*Instructions to follow*. Reproduce the listing below exactly, beginning with its first line and ending with the line that holds "plt.rcParams['mathtext.default'] = 'regular'"; pictures are not part of the copy.

*Source excerpt*.
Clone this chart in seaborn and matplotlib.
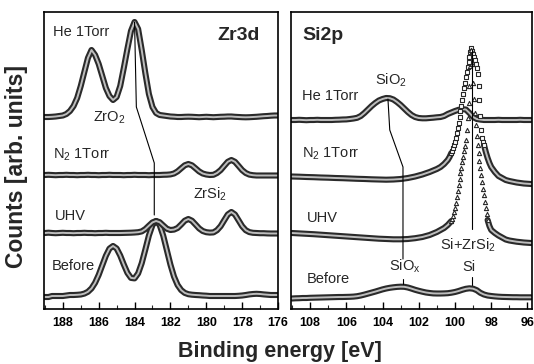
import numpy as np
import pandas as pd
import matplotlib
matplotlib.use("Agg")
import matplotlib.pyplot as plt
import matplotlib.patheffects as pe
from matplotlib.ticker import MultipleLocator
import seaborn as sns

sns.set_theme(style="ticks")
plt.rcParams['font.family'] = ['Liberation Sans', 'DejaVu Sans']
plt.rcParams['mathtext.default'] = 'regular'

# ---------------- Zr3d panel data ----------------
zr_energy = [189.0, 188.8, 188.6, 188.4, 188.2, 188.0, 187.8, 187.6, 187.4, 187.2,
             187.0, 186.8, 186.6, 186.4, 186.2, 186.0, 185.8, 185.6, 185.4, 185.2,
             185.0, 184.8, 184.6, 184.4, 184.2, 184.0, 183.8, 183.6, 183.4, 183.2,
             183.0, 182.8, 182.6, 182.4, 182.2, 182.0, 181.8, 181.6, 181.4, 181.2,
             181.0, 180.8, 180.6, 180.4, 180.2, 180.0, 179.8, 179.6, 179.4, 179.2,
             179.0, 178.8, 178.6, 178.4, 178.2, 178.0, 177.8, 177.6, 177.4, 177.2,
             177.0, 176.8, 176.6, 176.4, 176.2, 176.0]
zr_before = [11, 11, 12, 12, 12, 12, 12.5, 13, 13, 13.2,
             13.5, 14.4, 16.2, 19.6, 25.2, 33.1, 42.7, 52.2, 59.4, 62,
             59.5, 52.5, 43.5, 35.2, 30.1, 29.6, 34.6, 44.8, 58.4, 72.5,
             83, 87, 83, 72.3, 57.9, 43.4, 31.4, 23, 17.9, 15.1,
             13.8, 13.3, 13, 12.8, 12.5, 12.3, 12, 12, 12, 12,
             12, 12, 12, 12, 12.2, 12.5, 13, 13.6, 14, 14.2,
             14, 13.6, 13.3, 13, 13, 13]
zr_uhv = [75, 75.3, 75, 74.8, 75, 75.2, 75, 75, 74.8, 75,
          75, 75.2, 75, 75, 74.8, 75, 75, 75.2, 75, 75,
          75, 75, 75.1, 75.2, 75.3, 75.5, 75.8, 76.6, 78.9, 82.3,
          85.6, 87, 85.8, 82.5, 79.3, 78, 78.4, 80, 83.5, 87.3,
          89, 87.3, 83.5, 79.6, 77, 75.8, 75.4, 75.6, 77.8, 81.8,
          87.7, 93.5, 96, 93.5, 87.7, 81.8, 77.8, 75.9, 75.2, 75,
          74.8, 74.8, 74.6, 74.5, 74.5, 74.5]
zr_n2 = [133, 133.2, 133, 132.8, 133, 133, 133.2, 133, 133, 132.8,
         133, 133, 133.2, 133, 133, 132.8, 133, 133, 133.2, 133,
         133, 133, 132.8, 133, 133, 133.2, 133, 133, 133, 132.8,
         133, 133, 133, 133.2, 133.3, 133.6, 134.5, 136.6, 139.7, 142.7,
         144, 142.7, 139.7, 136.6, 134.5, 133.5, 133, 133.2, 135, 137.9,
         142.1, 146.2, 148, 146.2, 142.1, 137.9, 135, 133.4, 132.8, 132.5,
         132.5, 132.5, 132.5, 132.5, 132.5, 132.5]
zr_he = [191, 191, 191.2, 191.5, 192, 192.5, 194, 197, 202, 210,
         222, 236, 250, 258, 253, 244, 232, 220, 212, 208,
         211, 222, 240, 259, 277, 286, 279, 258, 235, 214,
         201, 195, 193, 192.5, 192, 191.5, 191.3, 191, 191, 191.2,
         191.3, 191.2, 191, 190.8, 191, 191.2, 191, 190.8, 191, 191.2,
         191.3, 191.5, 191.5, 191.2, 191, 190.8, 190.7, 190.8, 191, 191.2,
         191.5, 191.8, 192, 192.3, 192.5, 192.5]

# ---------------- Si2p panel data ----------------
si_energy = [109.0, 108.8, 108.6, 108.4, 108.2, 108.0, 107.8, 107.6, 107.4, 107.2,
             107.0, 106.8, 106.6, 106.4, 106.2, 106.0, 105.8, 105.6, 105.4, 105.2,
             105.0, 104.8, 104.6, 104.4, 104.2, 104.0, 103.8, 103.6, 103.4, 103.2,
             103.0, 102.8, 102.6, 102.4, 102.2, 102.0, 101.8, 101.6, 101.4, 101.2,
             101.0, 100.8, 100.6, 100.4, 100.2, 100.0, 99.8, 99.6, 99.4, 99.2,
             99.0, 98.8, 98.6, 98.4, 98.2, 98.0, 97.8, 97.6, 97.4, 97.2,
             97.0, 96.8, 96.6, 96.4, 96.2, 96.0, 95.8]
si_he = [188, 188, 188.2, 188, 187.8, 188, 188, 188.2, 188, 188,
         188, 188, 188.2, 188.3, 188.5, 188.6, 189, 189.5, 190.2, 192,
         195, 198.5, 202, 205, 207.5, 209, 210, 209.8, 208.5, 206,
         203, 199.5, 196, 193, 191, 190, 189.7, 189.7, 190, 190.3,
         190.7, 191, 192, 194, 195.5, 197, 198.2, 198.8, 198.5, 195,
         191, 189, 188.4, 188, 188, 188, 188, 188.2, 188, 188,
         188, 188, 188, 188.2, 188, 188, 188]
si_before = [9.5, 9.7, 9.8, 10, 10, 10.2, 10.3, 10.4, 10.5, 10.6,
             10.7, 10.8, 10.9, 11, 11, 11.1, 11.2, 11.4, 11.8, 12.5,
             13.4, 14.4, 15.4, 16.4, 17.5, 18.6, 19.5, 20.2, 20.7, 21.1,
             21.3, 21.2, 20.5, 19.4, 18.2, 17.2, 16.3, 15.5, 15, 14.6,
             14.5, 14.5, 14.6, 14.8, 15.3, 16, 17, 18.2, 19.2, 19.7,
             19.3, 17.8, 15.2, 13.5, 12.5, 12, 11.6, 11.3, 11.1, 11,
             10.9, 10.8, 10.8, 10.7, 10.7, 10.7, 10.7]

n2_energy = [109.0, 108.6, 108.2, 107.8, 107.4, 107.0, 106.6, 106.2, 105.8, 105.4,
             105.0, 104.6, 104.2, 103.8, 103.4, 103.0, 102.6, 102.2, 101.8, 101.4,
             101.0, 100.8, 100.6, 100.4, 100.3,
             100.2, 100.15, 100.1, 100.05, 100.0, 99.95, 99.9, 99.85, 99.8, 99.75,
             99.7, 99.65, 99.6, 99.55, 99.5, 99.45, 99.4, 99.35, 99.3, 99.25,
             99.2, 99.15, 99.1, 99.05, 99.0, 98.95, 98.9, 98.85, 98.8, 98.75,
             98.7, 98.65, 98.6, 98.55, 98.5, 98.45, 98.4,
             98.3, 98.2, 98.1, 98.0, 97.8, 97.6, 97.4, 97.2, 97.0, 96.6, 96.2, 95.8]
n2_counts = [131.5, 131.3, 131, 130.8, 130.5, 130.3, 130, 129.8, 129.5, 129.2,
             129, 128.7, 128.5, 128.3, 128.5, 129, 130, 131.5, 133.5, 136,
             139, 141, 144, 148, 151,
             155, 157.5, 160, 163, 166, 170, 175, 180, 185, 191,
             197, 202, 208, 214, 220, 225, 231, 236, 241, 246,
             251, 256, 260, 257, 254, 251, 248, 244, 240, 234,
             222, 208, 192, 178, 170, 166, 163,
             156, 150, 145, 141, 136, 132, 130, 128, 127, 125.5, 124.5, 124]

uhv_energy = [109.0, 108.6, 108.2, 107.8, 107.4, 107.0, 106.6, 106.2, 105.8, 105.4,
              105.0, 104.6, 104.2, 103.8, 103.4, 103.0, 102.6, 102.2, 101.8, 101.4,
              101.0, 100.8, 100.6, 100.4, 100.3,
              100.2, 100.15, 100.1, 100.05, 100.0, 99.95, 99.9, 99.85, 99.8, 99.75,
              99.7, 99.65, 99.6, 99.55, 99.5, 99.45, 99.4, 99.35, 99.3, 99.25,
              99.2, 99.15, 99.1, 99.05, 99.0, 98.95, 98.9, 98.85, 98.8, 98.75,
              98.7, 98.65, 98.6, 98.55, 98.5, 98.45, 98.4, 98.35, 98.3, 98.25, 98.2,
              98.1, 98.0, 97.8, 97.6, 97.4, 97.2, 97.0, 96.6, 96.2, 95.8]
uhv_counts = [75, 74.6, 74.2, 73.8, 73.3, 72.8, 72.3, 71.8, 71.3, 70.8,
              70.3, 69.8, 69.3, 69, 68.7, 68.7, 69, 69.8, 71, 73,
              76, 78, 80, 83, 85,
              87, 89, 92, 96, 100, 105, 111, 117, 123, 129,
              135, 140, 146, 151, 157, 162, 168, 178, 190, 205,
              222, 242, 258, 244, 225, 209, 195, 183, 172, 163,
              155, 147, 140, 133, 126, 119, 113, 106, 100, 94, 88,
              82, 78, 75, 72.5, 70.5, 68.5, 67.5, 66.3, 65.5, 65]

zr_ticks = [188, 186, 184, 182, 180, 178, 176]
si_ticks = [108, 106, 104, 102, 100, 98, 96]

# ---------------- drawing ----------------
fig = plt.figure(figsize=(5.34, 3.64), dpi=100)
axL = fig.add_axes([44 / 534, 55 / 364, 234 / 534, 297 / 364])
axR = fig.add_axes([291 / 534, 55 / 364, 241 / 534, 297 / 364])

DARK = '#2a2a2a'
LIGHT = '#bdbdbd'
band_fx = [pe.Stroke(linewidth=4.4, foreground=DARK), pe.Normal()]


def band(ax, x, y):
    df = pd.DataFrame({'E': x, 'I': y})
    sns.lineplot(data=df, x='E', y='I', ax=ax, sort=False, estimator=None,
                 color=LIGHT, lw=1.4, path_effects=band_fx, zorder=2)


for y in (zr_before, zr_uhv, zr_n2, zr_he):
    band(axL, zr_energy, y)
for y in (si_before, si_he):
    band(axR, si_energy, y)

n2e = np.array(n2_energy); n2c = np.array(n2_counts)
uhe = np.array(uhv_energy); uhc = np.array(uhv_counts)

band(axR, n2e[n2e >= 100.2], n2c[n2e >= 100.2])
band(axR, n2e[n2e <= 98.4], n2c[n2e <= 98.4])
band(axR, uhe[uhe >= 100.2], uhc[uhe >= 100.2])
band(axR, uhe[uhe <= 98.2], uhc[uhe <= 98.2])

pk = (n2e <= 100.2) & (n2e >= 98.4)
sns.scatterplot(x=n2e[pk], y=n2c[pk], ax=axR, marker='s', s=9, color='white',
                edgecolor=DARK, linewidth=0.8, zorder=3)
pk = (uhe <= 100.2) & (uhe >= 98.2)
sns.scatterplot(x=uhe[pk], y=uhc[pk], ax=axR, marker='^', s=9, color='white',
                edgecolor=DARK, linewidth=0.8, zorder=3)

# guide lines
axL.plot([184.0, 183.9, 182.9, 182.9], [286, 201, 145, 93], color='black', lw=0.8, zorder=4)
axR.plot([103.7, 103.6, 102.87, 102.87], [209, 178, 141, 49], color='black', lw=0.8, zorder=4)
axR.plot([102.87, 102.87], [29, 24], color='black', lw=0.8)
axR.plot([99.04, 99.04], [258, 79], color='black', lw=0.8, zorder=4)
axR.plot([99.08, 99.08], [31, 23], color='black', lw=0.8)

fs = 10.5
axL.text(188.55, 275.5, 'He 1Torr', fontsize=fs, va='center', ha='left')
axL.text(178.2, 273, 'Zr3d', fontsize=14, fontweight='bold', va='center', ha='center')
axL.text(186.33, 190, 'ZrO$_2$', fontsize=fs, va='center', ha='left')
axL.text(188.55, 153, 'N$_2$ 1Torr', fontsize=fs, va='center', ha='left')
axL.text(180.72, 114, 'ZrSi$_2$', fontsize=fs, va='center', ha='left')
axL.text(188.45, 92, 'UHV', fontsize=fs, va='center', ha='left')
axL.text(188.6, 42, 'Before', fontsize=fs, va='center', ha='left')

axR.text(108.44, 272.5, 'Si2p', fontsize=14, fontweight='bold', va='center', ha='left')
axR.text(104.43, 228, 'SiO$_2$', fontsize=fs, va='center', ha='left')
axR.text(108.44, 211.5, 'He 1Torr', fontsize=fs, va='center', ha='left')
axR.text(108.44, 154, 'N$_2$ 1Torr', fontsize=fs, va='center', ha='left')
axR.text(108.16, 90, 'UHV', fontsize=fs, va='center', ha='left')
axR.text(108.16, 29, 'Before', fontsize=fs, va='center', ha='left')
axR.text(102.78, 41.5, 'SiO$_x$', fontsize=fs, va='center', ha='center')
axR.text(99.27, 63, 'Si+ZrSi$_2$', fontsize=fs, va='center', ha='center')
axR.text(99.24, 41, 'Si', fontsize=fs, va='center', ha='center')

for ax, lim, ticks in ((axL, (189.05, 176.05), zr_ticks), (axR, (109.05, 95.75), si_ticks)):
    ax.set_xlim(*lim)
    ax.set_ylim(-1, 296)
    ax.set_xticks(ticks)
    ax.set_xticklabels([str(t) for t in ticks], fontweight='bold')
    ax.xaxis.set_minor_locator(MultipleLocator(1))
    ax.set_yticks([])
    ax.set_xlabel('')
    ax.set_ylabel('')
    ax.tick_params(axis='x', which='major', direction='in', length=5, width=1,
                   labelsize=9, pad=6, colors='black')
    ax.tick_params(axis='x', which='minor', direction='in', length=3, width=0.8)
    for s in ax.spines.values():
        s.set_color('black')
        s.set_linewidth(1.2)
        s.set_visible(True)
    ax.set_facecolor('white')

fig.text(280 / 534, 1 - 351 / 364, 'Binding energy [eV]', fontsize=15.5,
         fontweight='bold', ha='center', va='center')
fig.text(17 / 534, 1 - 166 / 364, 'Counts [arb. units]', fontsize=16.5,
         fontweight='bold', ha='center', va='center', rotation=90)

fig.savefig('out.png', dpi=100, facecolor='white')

*Answer to this task*.
Clone this chart in seaborn and matplotlib.
import numpy as np
import pandas as pd
import matplotlib
matplotlib.use("Agg")
import matplotlib.pyplot as plt
import matplotlib.patheffects as pe
from matplotlib.ticker import MultipleLocator
import seaborn as sns

sns.set_theme(style="ticks")
plt.rcParams['font.family'] = ['Liberation Sans', 'DejaVu Sans']
plt.rcParams['mathtext.default'] = 'regular'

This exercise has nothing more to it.